DATA SEGMENT:
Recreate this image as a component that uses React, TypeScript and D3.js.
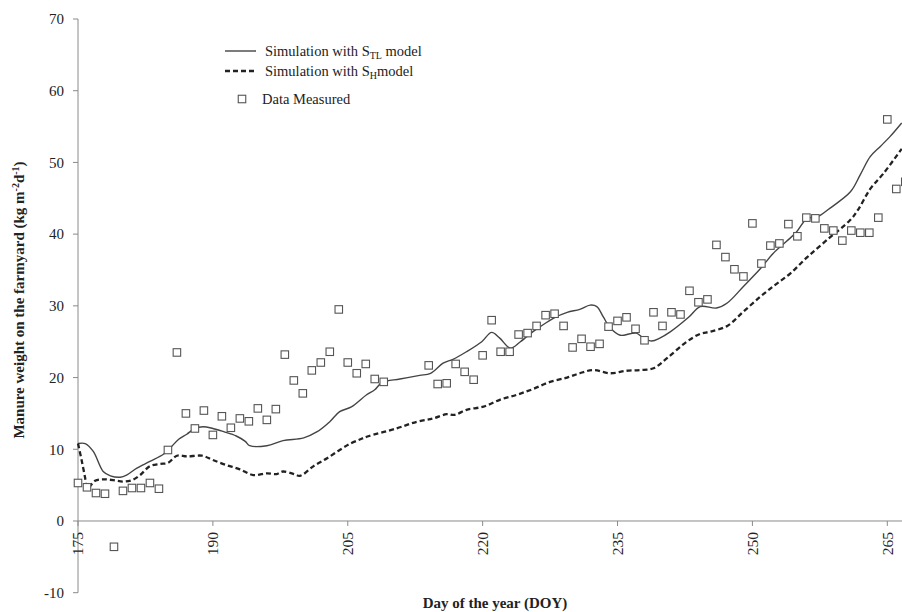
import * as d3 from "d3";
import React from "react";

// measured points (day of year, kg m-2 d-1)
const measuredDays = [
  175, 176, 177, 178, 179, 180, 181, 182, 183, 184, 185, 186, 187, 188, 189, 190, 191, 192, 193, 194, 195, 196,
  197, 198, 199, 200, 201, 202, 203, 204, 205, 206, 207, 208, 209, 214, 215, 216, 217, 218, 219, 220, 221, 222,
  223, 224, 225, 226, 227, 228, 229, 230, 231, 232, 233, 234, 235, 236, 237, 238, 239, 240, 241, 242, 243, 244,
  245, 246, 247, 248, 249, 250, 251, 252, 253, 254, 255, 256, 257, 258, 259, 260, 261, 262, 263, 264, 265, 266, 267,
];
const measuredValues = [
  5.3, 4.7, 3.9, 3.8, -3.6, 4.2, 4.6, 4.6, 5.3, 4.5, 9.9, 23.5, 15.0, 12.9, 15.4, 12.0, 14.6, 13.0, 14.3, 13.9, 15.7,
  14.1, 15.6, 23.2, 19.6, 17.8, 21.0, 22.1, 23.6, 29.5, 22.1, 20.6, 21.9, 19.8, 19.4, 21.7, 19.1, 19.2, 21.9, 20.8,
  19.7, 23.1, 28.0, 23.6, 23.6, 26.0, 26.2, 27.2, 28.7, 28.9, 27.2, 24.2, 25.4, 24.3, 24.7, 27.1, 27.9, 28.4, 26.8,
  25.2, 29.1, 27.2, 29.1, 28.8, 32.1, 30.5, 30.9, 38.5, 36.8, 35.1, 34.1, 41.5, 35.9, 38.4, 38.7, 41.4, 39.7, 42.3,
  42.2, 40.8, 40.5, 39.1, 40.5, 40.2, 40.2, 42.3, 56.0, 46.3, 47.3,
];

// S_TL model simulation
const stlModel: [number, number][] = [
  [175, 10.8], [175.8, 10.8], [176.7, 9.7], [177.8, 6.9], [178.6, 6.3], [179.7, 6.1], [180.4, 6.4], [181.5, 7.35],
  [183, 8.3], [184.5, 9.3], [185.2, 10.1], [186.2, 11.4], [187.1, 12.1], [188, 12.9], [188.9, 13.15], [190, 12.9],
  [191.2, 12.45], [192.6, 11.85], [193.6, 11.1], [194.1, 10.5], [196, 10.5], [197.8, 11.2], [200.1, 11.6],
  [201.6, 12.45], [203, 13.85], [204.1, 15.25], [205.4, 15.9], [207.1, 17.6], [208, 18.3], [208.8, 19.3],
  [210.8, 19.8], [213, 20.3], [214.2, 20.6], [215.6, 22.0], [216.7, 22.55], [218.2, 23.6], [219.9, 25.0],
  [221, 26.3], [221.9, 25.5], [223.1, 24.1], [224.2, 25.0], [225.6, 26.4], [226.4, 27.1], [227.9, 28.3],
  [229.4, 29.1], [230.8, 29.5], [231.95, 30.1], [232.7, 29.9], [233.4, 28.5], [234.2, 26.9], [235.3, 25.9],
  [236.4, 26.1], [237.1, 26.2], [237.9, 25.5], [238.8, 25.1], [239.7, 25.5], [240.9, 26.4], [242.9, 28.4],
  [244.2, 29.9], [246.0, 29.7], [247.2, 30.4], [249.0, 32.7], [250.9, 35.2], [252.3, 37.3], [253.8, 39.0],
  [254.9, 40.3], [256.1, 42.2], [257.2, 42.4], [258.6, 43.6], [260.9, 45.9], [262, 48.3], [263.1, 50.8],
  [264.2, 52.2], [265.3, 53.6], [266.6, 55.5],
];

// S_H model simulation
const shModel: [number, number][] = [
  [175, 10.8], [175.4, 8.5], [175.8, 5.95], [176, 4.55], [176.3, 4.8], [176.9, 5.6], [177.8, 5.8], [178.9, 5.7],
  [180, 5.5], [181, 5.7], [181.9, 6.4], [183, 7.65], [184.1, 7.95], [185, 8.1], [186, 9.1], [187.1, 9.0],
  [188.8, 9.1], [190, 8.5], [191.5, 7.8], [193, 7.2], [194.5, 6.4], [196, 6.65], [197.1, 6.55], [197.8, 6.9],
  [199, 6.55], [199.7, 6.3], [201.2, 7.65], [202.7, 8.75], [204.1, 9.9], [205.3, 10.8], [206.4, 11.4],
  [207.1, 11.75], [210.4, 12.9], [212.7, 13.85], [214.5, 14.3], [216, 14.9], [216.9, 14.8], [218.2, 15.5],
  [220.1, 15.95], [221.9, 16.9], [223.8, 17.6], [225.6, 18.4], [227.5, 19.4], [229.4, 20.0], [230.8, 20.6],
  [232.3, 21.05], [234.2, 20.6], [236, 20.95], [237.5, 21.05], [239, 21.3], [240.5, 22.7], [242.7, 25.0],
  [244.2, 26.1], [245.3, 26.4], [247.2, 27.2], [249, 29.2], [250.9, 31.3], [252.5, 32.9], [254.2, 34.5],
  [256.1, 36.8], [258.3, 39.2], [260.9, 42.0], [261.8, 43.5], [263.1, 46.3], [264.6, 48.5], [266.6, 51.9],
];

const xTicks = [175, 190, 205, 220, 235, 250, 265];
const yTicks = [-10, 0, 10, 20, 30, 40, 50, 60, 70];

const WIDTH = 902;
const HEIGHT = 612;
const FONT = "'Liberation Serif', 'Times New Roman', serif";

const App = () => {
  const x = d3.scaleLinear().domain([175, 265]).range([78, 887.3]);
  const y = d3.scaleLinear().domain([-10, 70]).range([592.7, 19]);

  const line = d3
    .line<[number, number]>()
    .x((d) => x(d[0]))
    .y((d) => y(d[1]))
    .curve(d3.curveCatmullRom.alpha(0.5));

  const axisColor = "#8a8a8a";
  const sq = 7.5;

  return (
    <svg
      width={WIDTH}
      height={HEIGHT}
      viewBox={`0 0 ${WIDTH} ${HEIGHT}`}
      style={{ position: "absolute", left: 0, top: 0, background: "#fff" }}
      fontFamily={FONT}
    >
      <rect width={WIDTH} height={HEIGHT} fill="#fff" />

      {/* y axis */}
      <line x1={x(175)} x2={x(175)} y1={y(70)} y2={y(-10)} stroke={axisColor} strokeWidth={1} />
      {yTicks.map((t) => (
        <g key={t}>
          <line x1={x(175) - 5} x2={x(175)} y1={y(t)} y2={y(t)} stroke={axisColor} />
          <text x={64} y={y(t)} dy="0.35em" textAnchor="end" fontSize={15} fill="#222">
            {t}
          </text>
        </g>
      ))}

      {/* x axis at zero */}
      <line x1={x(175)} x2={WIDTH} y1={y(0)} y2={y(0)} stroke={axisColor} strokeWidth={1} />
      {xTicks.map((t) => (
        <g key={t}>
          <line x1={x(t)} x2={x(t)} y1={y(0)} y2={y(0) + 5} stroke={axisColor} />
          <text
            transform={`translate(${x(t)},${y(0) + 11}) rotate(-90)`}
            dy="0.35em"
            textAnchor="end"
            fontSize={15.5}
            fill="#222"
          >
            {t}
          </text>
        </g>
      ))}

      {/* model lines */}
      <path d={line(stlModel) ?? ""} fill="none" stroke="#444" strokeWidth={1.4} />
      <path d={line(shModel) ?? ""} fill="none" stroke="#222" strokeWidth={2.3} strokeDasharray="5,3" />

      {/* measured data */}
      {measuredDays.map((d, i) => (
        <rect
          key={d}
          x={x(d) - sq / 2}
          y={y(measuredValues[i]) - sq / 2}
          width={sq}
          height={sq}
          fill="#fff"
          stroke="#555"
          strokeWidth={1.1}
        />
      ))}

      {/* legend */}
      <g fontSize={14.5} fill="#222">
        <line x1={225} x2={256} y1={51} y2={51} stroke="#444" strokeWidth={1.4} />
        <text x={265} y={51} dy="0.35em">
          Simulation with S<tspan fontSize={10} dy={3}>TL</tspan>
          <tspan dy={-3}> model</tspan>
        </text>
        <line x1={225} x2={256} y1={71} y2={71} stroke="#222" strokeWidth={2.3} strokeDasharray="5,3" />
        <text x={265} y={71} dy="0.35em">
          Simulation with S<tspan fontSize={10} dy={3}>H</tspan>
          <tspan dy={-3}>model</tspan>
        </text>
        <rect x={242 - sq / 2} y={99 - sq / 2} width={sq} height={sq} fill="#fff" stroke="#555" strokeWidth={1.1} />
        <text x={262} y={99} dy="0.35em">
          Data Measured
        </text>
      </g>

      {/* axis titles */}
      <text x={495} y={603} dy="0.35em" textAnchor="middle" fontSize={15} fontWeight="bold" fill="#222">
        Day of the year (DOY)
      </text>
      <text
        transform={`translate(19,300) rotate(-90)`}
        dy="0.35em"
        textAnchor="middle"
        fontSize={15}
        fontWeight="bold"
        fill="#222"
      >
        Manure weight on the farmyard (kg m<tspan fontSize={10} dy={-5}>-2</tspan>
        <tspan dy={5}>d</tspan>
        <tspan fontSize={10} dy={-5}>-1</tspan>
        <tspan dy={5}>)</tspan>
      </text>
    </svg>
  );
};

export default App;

WORK TO DO: Write down every line from the opening of the listing to the line with "import React from", both included, and nothing else; the pictures are omitted.

EXERCISE RESULT:
Recreate this image as a component that uses React, TypeScript and D3.js.
import * as d3 from "d3";
import React from "react";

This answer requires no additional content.